**What you should do**. Write out every line of the material as it stands, apart from the pictures.

━━ Source excerpt

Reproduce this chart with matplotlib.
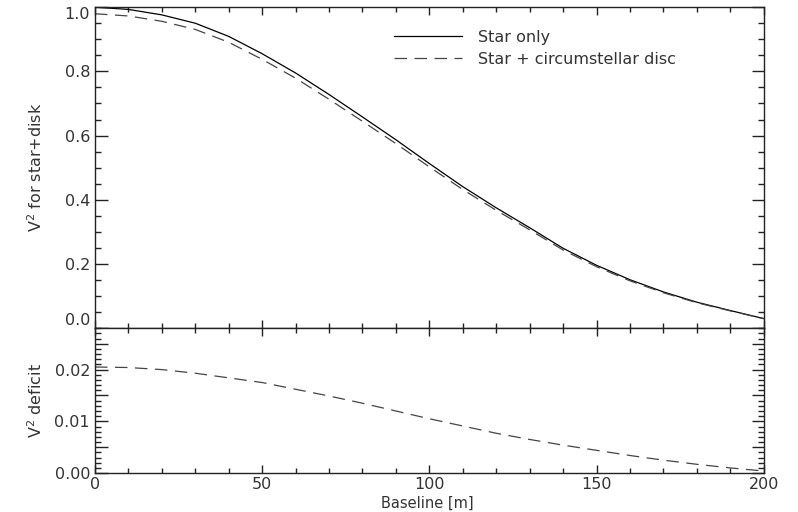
import matplotlib
matplotlib.use("Agg")
import matplotlib.pyplot as plt
from matplotlib.ticker import MultipleLocator, FuncFormatter
import numpy as np

# baseline in metres
baseline = [0, 10, 20, 30, 40, 50, 60, 70, 80, 90, 100,
            110, 120, 130, 140, 150, 160, 170, 180, 190, 200]

# squared visibility of the bare star
v2_star = [1.000, 0.993, 0.976, 0.950, 0.909, 0.855, 0.795, 0.728, 0.658, 0.587, 0.513,
           0.441, 0.375, 0.313, 0.249, 0.196, 0.151, 0.113, 0.081, 0.055, 0.030]

# loss of V^2 once the disc is added
v2_deficit = [0.0205, 0.0204, 0.0200, 0.0193, 0.0184, 0.0175, 0.0162, 0.0149, 0.0135, 0.0120, 0.0105,
              0.0091, 0.0077, 0.0065, 0.0054, 0.0044, 0.0034, 0.0025, 0.0017, 0.0010, 0.0004]

x = np.array(baseline)
v2_disc = np.array(v2_star) - np.array(v2_deficit)

plt.rcParams["font.family"] = "DejaVu Sans"
txt = "#333333"
fs = 11.5

fig = plt.figure(figsize=(7.98, 5.12), dpi=100)
ax1 = fig.add_axes([0.119, 0.359, 0.838, 0.627])
ax2 = fig.add_axes([0.119, 0.076, 0.838, 0.283])

dash = (0, (10, 6))
ax1.plot(x, v2_star, color="black", lw=0.9, label="Star only")
ax1.plot(x, v2_disc, color="#444444", lw=0.9, ls=dash, label="Star + circumstellar disc")
ax2.plot(x, v2_deficit, color="#444444", lw=0.9, ls=dash)

ax1.set_xlim(0, 200)
ax1.set_ylim(0, 1.0)
ax2.set_xlim(0, 200)
ax2.set_ylim(0, 0.028)

for ax in (ax1, ax2):
    ax.xaxis.set_major_locator(MultipleLocator(50))
    ax.xaxis.set_minor_locator(MultipleLocator(10))
    ax.tick_params(which="both", direction="in", top=True, right=True,
                   colors="#222222", labelcolor=txt, labelsize=fs, width=1.0)
    ax.tick_params(axis="x", which="major", length=6)
    ax.tick_params(axis="x", which="minor", length=3.5)
    ax.tick_params(axis="y", which="major", length=9)
    ax.tick_params(axis="y", which="minor", length=4.5)
    for s in ax.spines.values():
        s.set_color("#222222")
        s.set_linewidth(1.0)

ax1.yaxis.set_major_locator(MultipleLocator(0.2))
ax1.yaxis.set_minor_locator(MultipleLocator(0.05))
ax1.yaxis.set_major_formatter(FuncFormatter(lambda v, p: f"{v:.1f}"))
ax1.tick_params(axis="x", labelbottom=False)

ax2.yaxis.set_major_locator(MultipleLocator(0.005))
ax2.yaxis.set_minor_locator(MultipleLocator(0.001))
ax2.yaxis.set_major_formatter(
    FuncFormatter(lambda v, p: f"{v:.2f}" if abs(v * 100 - round(v * 100)) < 1e-6 else ""))
ax2.tick_params(axis="x", pad=3)

fig.canvas.draw()
# keep the end labels of the upper panel inside its frame
for lab in ax1.get_yticklabels():
    if lab.get_text() == "1.0":
        lab.set_va("top")
    elif lab.get_text() == "0.0":
        lab.set_va("bottom")

ax1.set_ylabel("V$^2$ for star+disk", color=txt, fontsize=fs)
ax2.set_ylabel("V$^2$ deficit", color=txt, fontsize=fs)
ax1.yaxis.set_label_coords(-0.075, 0.5)
ax2.yaxis.set_label_coords(-0.075, 0.5)

fig.text(0.536, 1 / 512, "Baseline [m]", ha="center", va="bottom",
         color=txt, fontsize=10.5)

leg = ax1.legend(loc="upper left", bbox_to_anchor=(0.425, 0.975), frameon=False,
                 fontsize=fs, handlelength=4.3, handletextpad=1.0, labelspacing=0.45)
for t in leg.get_texts():
    t.set_color(txt)

fig.savefig("out.png", dpi=100)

━━━━

**Completed exercise**.
Reproduce this chart with matplotlib.
import matplotlib
matplotlib.use("Agg")
import matplotlib.pyplot as plt
from matplotlib.ticker import MultipleLocator, FuncFormatter
import numpy as np

# baseline in metres
baseline = [0, 10, 20, 30, 40, 50, 60, 70, 80, 90, 100,
            110, 120, 130, 140, 150, 160, 170, 180, 190, 200]

# squared visibility of the bare star
v2_star = [1.000, 0.993, 0.976, 0.950, 0.909, 0.855, 0.795, 0.728, 0.658, 0.587, 0.513,
           0.441, 0.375, 0.313, 0.249, 0.196, 0.151, 0.113, 0.081, 0.055, 0.030]

# loss of V^2 once the disc is added
v2_deficit = [0.0205, 0.0204, 0.0200, 0.0193, 0.0184, 0.0175, 0.0162, 0.0149, 0.0135, 0.0120, 0.0105,
              0.0091, 0.0077, 0.0065, 0.0054, 0.0044, 0.0034, 0.0025, 0.0017, 0.0010, 0.0004]

x = np.array(baseline)
v2_disc = np.array(v2_star) - np.array(v2_deficit)

plt.rcParams["font.family"] = "DejaVu Sans"
txt = "#333333"
fs = 11.5

fig = plt.figure(figsize=(7.98, 5.12), dpi=100)
ax1 = fig.add_axes([0.119, 0.359, 0.838, 0.627])
ax2 = fig.add_axes([0.119, 0.076, 0.838, 0.283])

dash = (0, (10, 6))
ax1.plot(x, v2_star, color="black", lw=0.9, label="Star only")
ax1.plot(x, v2_disc, color="#444444", lw=0.9, ls=dash, label="Star + circumstellar disc")
ax2.plot(x, v2_deficit, color="#444444", lw=0.9, ls=dash)

ax1.set_xlim(0, 200)
ax1.set_ylim(0, 1.0)
ax2.set_xlim(0, 200)
ax2.set_ylim(0, 0.028)

for ax in (ax1, ax2):
    ax.xaxis.set_major_locator(MultipleLocator(50))
    ax.xaxis.set_minor_locator(MultipleLocator(10))
    ax.tick_params(which="both", direction="in", top=True, right=True,
                   colors="#222222", labelcolor=txt, labelsize=fs, width=1.0)
    ax.tick_params(axis="x", which="major", length=6)
    ax.tick_params(axis="x", which="minor", length=3.5)
    ax.tick_params(axis="y", which="major", length=9)
    ax.tick_params(axis="y", which="minor", length=4.5)
    for s in ax.spines.values():
        s.set_color("#222222")
        s.set_linewidth(1.0)

ax1.yaxis.set_major_locator(MultipleLocator(0.2))
ax1.yaxis.set_minor_locator(MultipleLocator(0.05))
ax1.yaxis.set_major_formatter(FuncFormatter(lambda v, p: f"{v:.1f}"))
ax1.tick_params(axis="x", labelbottom=False)

ax2.yaxis.set_major_locator(MultipleLocator(0.005))
ax2.yaxis.set_minor_locator(MultipleLocator(0.001))
ax2.yaxis.set_major_formatter(
    FuncFormatter(lambda v, p: f"{v:.2f}" if abs(v * 100 - round(v * 100)) < 1e-6 else ""))
ax2.tick_params(axis="x", pad=3)

fig.canvas.draw()
# keep the end labels of the upper panel inside its frame
for lab in ax1.get_yticklabels():
    if lab.get_text() == "1.0":
        lab.set_va("top")
    elif lab.get_text() == "0.0":
        lab.set_va("bottom")

ax1.set_ylabel("V$^2$ for star+disk", color=txt, fontsize=fs)
ax2.set_ylabel("V$^2$ deficit", color=txt, fontsize=fs)
ax1.yaxis.set_label_coords(-0.075, 0.5)
ax2.yaxis.set_label_coords(-0.075, 0.5)

fig.text(0.536, 1 / 512, "Baseline [m]", ha="center", va="bottom",
         color=txt, fontsize=10.5)

leg = ax1.legend(loc="upper left", bbox_to_anchor=(0.425, 0.975), frameon=False,
                 fontsize=fs, handlelength=4.3, handletextpad=1.0, labelspacing=0.45)
for t in leg.get_texts():
    t.set_color(txt)

fig.savefig("out.png", dpi=100)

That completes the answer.